=== Data extract ===
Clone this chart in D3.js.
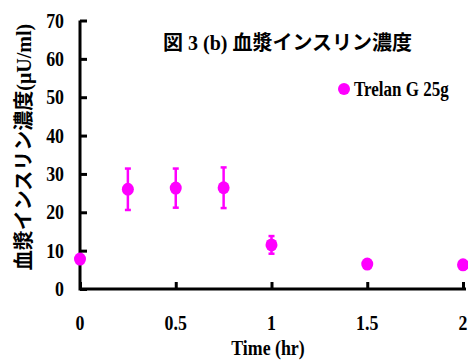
<!DOCTYPE html>
<html>
<head>
<meta charset="utf-8">
<script src="https://cdn.jsdelivr.net/npm/d3@7"></script>
<style>
  body { margin: 0; background: #fff; }
  text { font-family: "Liberation Serif", "Noto Sans CJK JP", serif; font-weight: bold; }
</style>
</head>
<body>
<script>
// data
var times = [0, 0.25, 0.5, 0.75, 1, 1.5, 2];
var insulin = [7.8, 26.0, 26.3, 26.4, 11.5, 6.5, 6.3];
var errors = [0, 5.4, 5.1, 5.3, 2.3, 0, 0];
var xTicks = [0, 0.5, 1, 1.5, 2];
var yTicks = [0, 10, 20, 30, 40, 50, 60, 70];
var seriesName = "Trelan G 25g";
var title = "図 3 (b) 血漿インスリン濃度";
var yLabel = "血漿インスリン濃度(μU/ml)";
var xLabel = "Time (hr)";

var width = 468, height = 360;
var pink = "#ff00ff";
var squeeze = 0.85; // the latin text in the picture is narrow and tall

var svg = d3.select("body").append("svg")
    .attr("width", width)
    .attr("height", height);

var x = d3.scaleLinear().domain([0, 2]).range([80, 463]);
var y = d3.scaleLinear().domain([0, 70]).range([289, 20.5]);

// x axis, ticks pointing inward
var xAxis = svg.append("g")
    .attr("transform", "translate(0," + y(0) + ")")
    .call(d3.axisTop(x).tickValues(xTicks).tickSize(7).tickFormat(""));
xAxis.select(".domain").attr("d", "M" + x(0) + ",0H" + (x(2) + 3)).attr("stroke-width", 3);
xAxis.selectAll(".tick line").attr("stroke-width", 3);

// y axis, ticks pointing inward
var yAxis = svg.append("g")
    .attr("transform", "translate(" + x(0) + ",0)")
    .call(d3.axisRight(y).tickValues(yTicks).tickSize(7).tickFormat(""));
yAxis.select(".domain").attr("d", "M0," + y(70) + "V" + (y(0) + 1.5)).attr("stroke-width", 3);
yAxis.selectAll(".tick line").attr("stroke-width", 3);

// tick labels
svg.append("g").selectAll("text")
    .data(yTicks)
    .enter().append("text")
    .attr("transform", function (d) { return "translate(64," + (y(d) + 7) + ") scale(" + squeeze + ",1)"; })
    .attr("text-anchor", "end")
    .style("font-size", "21px")
    .text(function (d) { return d; });

svg.append("g").selectAll("text")
    .data(xTicks)
    .enter().append("text")
    .attr("transform", function (d) { return "translate(" + x(d) + ",330) scale(" + squeeze + ",1)"; })
    .attr("text-anchor", "middle")
    .style("font-size", "21px")
    .text(function (d) { return d; });

// axis titles
svg.append("text")
    .attr("transform", "translate(268,355) scale(" + squeeze + ",1)")
    .attr("text-anchor", "middle")
    .style("font-size", "21px")
    .text(xLabel);

svg.append("text")
    .attr("transform", "translate(31,147) rotate(-90)")
    .attr("text-anchor", "middle")
    .style("font-size", "20px")
    .text(yLabel);

// title
svg.append("text")
    .attr("x", 163)
    .attr("y", 50)
    .style("font-size", "20px")
    .text(title);

// legend
svg.append("circle")
    .attr("cx", 344)
    .attr("cy", 89)
    .attr("r", 6)
    .style("fill", pink);
svg.append("text")
    .attr("transform", "translate(354,96) scale(" + squeeze + ",1)")
    .style("font-size", "20px")
    .text(seriesName);

var data = times.map(function (t, i) { return {t: t, v: insulin[i], e: errors[i]}; });

// error bars
var eb = svg.append("g").selectAll("g")
    .data(data.filter(function (d) { return d.e > 0; }))
    .enter().append("g")
    .style("stroke", pink)
    .style("stroke-width", 2.5);
eb.append("line")
    .attr("x1", function (d) { return x(d.t); })
    .attr("x2", function (d) { return x(d.t); })
    .attr("y1", function (d) { return y(d.v + d.e); })
    .attr("y2", function (d) { return y(d.v - d.e); });
eb.append("line")
    .attr("x1", function (d) { return x(d.t) - 3; })
    .attr("x2", function (d) { return x(d.t) + 3; })
    .attr("y1", function (d) { return y(d.v + d.e); })
    .attr("y2", function (d) { return y(d.v + d.e); });
eb.append("line")
    .attr("x1", function (d) { return x(d.t) - 3; })
    .attr("x2", function (d) { return x(d.t) + 3; })
    .attr("y1", function (d) { return y(d.v - d.e); })
    .attr("y2", function (d) { return y(d.v - d.e); });

// points
svg.append("g").selectAll("ellipse")
    .data(data)
    .enter().append("ellipse")
    .attr("cx", function (d) { return x(d.t); })
    .attr("cy", function (d) { return y(d.v); })
    .attr("rx", 6)
    .attr("ry", 6.5)
    .style("fill", pink);
</script>
</body>
</html>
===
Every line above should be returned word for word, with the pictures left behind.

Clone this chart in D3.js.
<!DOCTYPE html>
<html>
<head>
<meta charset="utf-8">
<script src="https://cdn.jsdelivr.net/npm/d3@7"></script>
<style>
  body { margin: 0; background: #fff; }
  text { font-family: "Liberation Serif", "Noto Sans CJK JP", serif; font-weight: bold; }
</style>
</head>
<body>
<script>
// data
var times = [0, 0.25, 0.5, 0.75, 1, 1.5, 2];
var insulin = [7.8, 26.0, 26.3, 26.4, 11.5, 6.5, 6.3];
var errors = [0, 5.4, 5.1, 5.3, 2.3, 0, 0];
var xTicks = [0, 0.5, 1, 1.5, 2];
var yTicks = [0, 10, 20, 30, 40, 50, 60, 70];
var seriesName = "Trelan G 25g";
var title = "図 3 (b) 血漿インスリン濃度";
var yLabel = "血漿インスリン濃度(μU/ml)";
var xLabel = "Time (hr)";

var width = 468, height = 360;
var pink = "#ff00ff";
var squeeze = 0.85; // the latin text in the picture is narrow and tall

var svg = d3.select("body").append("svg")
    .attr("width", width)
    .attr("height", height);

var x = d3.scaleLinear().domain([0, 2]).range([80, 463]);
var y = d3.scaleLinear().domain([0, 70]).range([289, 20.5]);

// x axis, ticks pointing inward
var xAxis = svg.append("g")
    .attr("transform", "translate(0," + y(0) + ")")
    .call(d3.axisTop(x).tickValues(xTicks).tickSize(7).tickFormat(""));
xAxis.select(".domain").attr("d", "M" + x(0) + ",0H" + (x(2) + 3)).attr("stroke-width", 3);
xAxis.selectAll(".tick line").attr("stroke-width", 3);

// y axis, ticks pointing inward
var yAxis = svg.append("g")
    .attr("transform", "translate(" + x(0) + ",0)")
    .call(d3.axisRight(y).tickValues(yTicks).tickSize(7).tickFormat(""));
yAxis.select(".domain").attr("d", "M0," + y(70) + "V" + (y(0) + 1.5)).attr("stroke-width", 3);
yAxis.selectAll(".tick line").attr("stroke-width", 3);

// tick labels
svg.append("g").selectAll("text")
    .data(yTicks)
    .enter().append("text")
    .attr("transform", function (d) { return "translate(64," + (y(d) + 7) + ") scale(" + squeeze + ",1)"; })
    .attr("text-anchor", "end")
    .style("font-size", "21px")
    .text(function (d) { return d; });

svg.append("g").selectAll("text")
    .data(xTicks)
    .enter().append("text")
    .attr("transform", function (d) { return "translate(" + x(d) + ",330) scale(" + squeeze + ",1)"; })
    .attr("text-anchor", "middle")
    .style("font-size", "21px")
    .text(function (d) { return d; });

// axis titles
svg.append("text")
    .attr("transform", "translate(268,355) scale(" + squeeze + ",1)")
    .attr("text-anchor", "middle")
    .style("font-size", "21px")
    .text(xLabel);

svg.append("text")
    .attr("transform", "translate(31,147) rotate(-90)")
    .attr("text-anchor", "middle")
    .style("font-size", "20px")
    .text(yLabel);

// title
svg.append("text")
    .attr("x", 163)
    .attr("y", 50)
    .style("font-size", "20px")
    .text(title);

// legend
svg.append("circle")
    .attr("cx", 344)
    .attr("cy", 89)
    .attr("r", 6)
    .style("fill", pink);
svg.append("text")
    .attr("transform", "translate(354,96) scale(" + squeeze + ",1)")
    .style("font-size", "20px")
    .text(seriesName);

var data = times.map(function (t, i) { return {t: t, v: insulin[i], e: errors[i]}; });

// error bars
var eb = svg.append("g").selectAll("g")
    .data(data.filter(function (d) { return d.e > 0; }))
    .enter().append("g")
    .style("stroke", pink)
    .style("stroke-width", 2.5);
eb.append("line")
    .attr("x1", function (d) { return x(d.t); })
    .attr("x2", function (d) { return x(d.t); })
    .attr("y1", function (d) { return y(d.v + d.e); })
    .attr("y2", function (d) { return y(d.v - d.e); });
eb.append("line")
    .attr("x1", function (d) { return x(d.t) - 3; })
    .attr("x2", function (d) { return x(d.t) + 3; })
    .attr("y1", function (d) { return y(d.v + d.e); })
    .attr("y2", function (d) { return y(d.v + d.e); });
eb.append("line")
    .attr("x1", function (d) { return x(d.t) - 3; })
    .attr("x2", function (d) { return x(d.t) + 3; })
    .attr("y1", function (d) { return y(d.v - d.e); })
    .attr("y2", function (d) { return y(d.v - d.e); });

// points
svg.append("g").selectAll("ellipse")
    .data(data)
    .enter().append("ellipse")
    .attr("cx", function (d) { return x(d.t); })
    .attr("cy", function (d) { return y(d.v); })
    .attr("rx", 6)
    .attr("ry", 6.5)
    .style("fill", pink);
</script>
</body>
</html>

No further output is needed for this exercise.